RPM, Volume 15, Number 43, October 20 to October 26, 2013 |
Augustine's Confessions
BOOK 11
By
St. Augustine
translated by E.B. Pusey
11.7.9
Thou callest us then to understand the Word, God, with Thee God, Which is spoken eternally, and by It are all things spoken eternally. For what was spoken was not spoken successively, one thing concluded that the next might be spoken, but all things together and eternally. Else have we time and change; and not a true eternity nor true immortality. This I know, O my God, and give thanks. I know, I confess to Thee, O Lord, and with me there knows and blesses Thee, whoso is not unthankful to assure Truth. We know, Lord, we know; since inasmuch as anything is not which was, and is, which was not, so far forth it dieth and ariseth. Nothing then of Thy Word doth give place or replace, because It is truly immortal and eternal. And therefore unto the Word coeternal with Thee Thou dost at once and eternally say all that Thou dost say; and whatever Thou sayest shall be made is made; nor dost Thou make, otherwise than by saying; and yet are not all things made together, or everlasting, which Thou makest by saying.
11.8.10
Why, I beseech Thee, O Lord my God?

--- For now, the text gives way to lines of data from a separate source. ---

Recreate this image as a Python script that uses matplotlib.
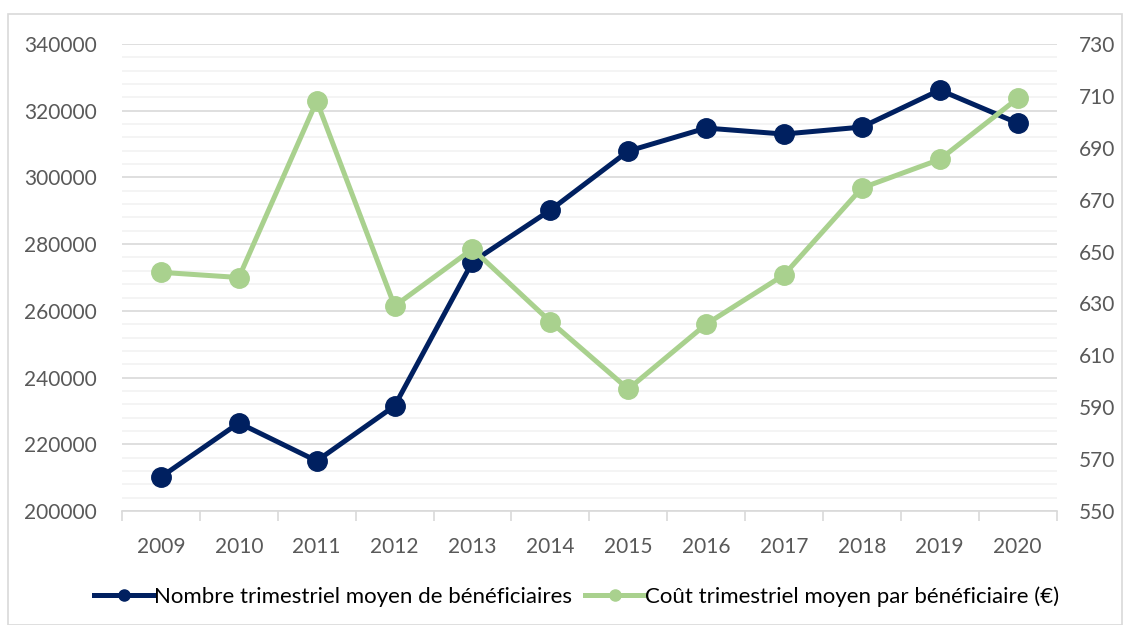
import matplotlib.pyplot as plt
from matplotlib.ticker import MultipleLocator
from matplotlib.lines import Line2D
from matplotlib.patches import Rectangle

plt.rcParams['font.family'] = ['Lato', 'DejaVu Sans']

years = ["2009", "2010", "2011", "2012", "2013", "2014", "2015", "2016",
         "2017", "2018", "2019", "2020"]
beneficiaires = [210200, 226400, 215000, 231500, 274700, 290200, 307900,
                 314800, 313000, 315100, 326200, 316300]
cout = [642, 640, 708, 629, 651, 623, 597, 622, 641, 674.5, 685.5, 709]
cout_ticks = list(range(550, 731, 20))

navy = "#002060"
green = "#A9D18E"
grey_txt = "#595959"

fig = plt.figure(figsize=(11.3, 6.25), dpi=100)
fig.patches.append(Rectangle((8 / 1130, 0), 1 - 16 / 1130, 1 - 14 / 625,
                             transform=fig.transFigure, fill=False,
                             edgecolor="#D9D9D9", linewidth=1.2))
ax = fig.add_axes([0.108, 0.1824, 0.827, 0.7472])
x = list(range(len(years)))

ax.set_xlim(-0.5, len(years) - 0.5)
ax.set_ylim(200000, 340000)
ax.yaxis.set_major_locator(MultipleLocator(20000))
ax.yaxis.set_minor_locator(MultipleLocator(4000))
ax.grid(axis="y", which="major", color="#D9D9D9", linewidth=1.2)
ax.grid(axis="y", which="minor", color="#F2F2F2", linewidth=1.2)
ax.set_axisbelow(True)
for s in ["top", "left", "right"]:
    ax.spines[s].set_visible(False)
ax.spines["bottom"].set_color("#D9D9D9")
ax.spines["bottom"].set_linewidth(1.2)

ax.set_xticks(x)
ax.set_xticklabels(years)
ax.set_xticks([i - 0.5 for i in range(len(years) + 1)], minor=True)
ax.tick_params(axis="x", which="major", length=0, pad=19, labelsize=15,
               labelcolor=grey_txt)
ax.tick_params(axis="x", which="minor", length=7, color="#D9D9D9", width=1.2)
ax.tick_params(axis="y", which="both", length=0, labelsize=15,
               labelcolor=grey_txt, pad=18)

ax.plot(x, beneficiaires, color=navy, linewidth=3.6, marker="o",
        markersize=14, zorder=3)

ax2 = ax.twinx()
ax2.set_ylim(550, 730)
ax2.set_yticks(cout_ticks)
for s in ["top", "left", "right", "bottom"]:
    ax2.spines[s].set_visible(False)
ax2.tick_params(axis="y", length=0, labelsize=15, labelcolor=grey_txt, pad=16)
ax2.plot(x, cout, color=green, linewidth=3.6, marker="o", markersize=14,
         zorder=3)

handles = [
    Line2D([], [], color=navy, linewidth=3.6, marker="o", markersize=8),
    Line2D([], [], color=green, linewidth=3.6, marker="o", markersize=8),
]
labels = ["Nombre trimestriel moyen de bénéficiaires",
          "Coût trimestriel moyen par bénéficiaire (€)"]
fig.legend(handles, labels, loc="center", bbox_to_anchor=(0.51, 0.046),
           ncol=2, frameon=False, fontsize=16, handlelength=2.7,
           handletextpad=0.0, columnspacing=0.6)

fig.savefig("out.png", dpi=100)
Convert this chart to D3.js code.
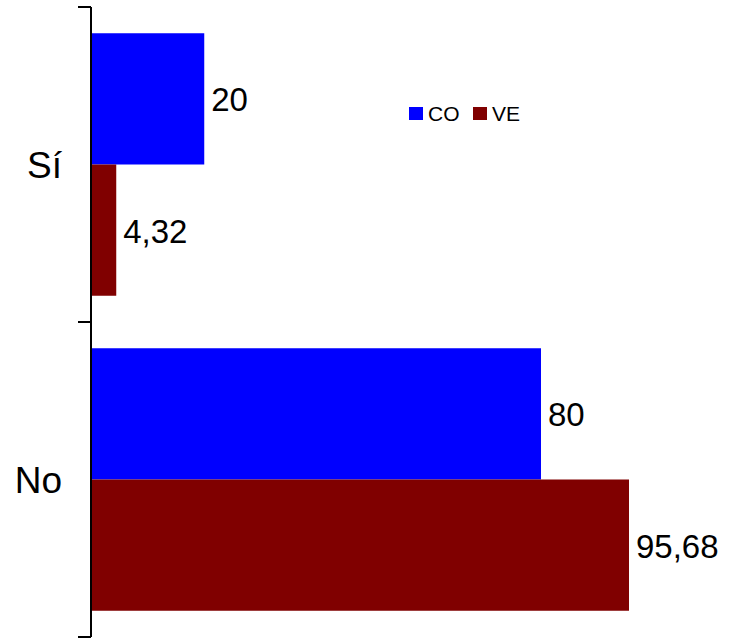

I see it in a way; but how to express it, I know not, unless it be, that whatsoever begins to be, and leaves off to be, begins then, and leaves off then, when in Thy eternal Reason it is known, that it ought to begin or leave off; in which Reason nothing beginneth or leaveth off. This is Thy Word, which is also "the Beginning, because also It speaketh unto us." Thus in the Gospel He speaketh through the flesh; and this sounded outwardly in the ears of men; that it might be believed and sought inwardly, and found in the eternal Verity; where the good and only Master teacheth all His disciples. There, Lord, hear I Thy voice speaking unto me; because He speaketh us, who teacheth us; but He that teacheth us not, though He speaketh, to us He speaketh not. Who now teacheth us, but the unchangeable Truth? for even when we are admonished through a changeable creature; we are but led to the unchangeable Truth; where we learn truly, while we stand and hear Him, and rejoice greatly because of the Bridegroom's voice, restoring us to Him, from Whom we are. And therefore the Beginning, because unless It abided, there should not, when we went astray, be whither to return. But when we return from error, it is through knowing; and that we may know, He teacheth us, because He is the Beginning, and speaking unto us.
11.9.11
In this Beginning, O God, hast Thou made heaven and earth, in Thy Word, in Thy Son, in Thy Power, in Thy Wisdom, in Thy Truth; wondrously speaking, and wondrously making. Who shall comprehend? Who declare it? What is that which gleams through me, and strikes my heart without hurting it; and I shudder and kindle? I shudder, inasmuch as I unlike it; I kindle, inasmuch as I am like it. It is Wisdom, Wisdom's self which gleameth through me; severing my cloudiness which yet again mantles over me, fainting from it, through the darkness which for my punishment gathers upon me. For my strength is brought down in need, so that I cannot support my blessings, till Thou, Lord, Who hast been gracious to all mine iniquities, shalt heal all my infirmities. For Thou shalt also redeem my life from corruption, and crown me with loving kindness and tender mercies, and shalt satisfy my desire with good things, because my youth shall be renewed like an eagle's. For in hope we are saved, wherefore we through patience wait for Thy promises. Let him that is able, hear Thee inwardly discoursing out of Thy oracle: I will boldly cry out, How wonderful are Thy works, O Lord, in Wisdom hast Thou made them all; and this Wisdom is the Beginning, and in that Beginning didst Thou make heaven and earth.
11.10.12
Lo, are they not full of their old leaven, who say to us, "What was God doing before He made heaven and earth? For if (say they) He were unemployed and wrought not, why does He not also henceforth, and for ever, as He did heretofore? For did any new motion arise in God, and a new will to make a creature, which He had never before made, how then would that be a true eternity, where there ariseth a will, which was not? For the will of God is not a creature, but before the creature; seeing nothing could be created, unless the will of the Creator had preceded. The will of God then belongeth to His very Substance. And if aught have arisen in God's Substance, which before was not, that Substance cannot be truly called eternal. But if the will of God has been from eternity that the creature should be, why was not the creature also from eternity?"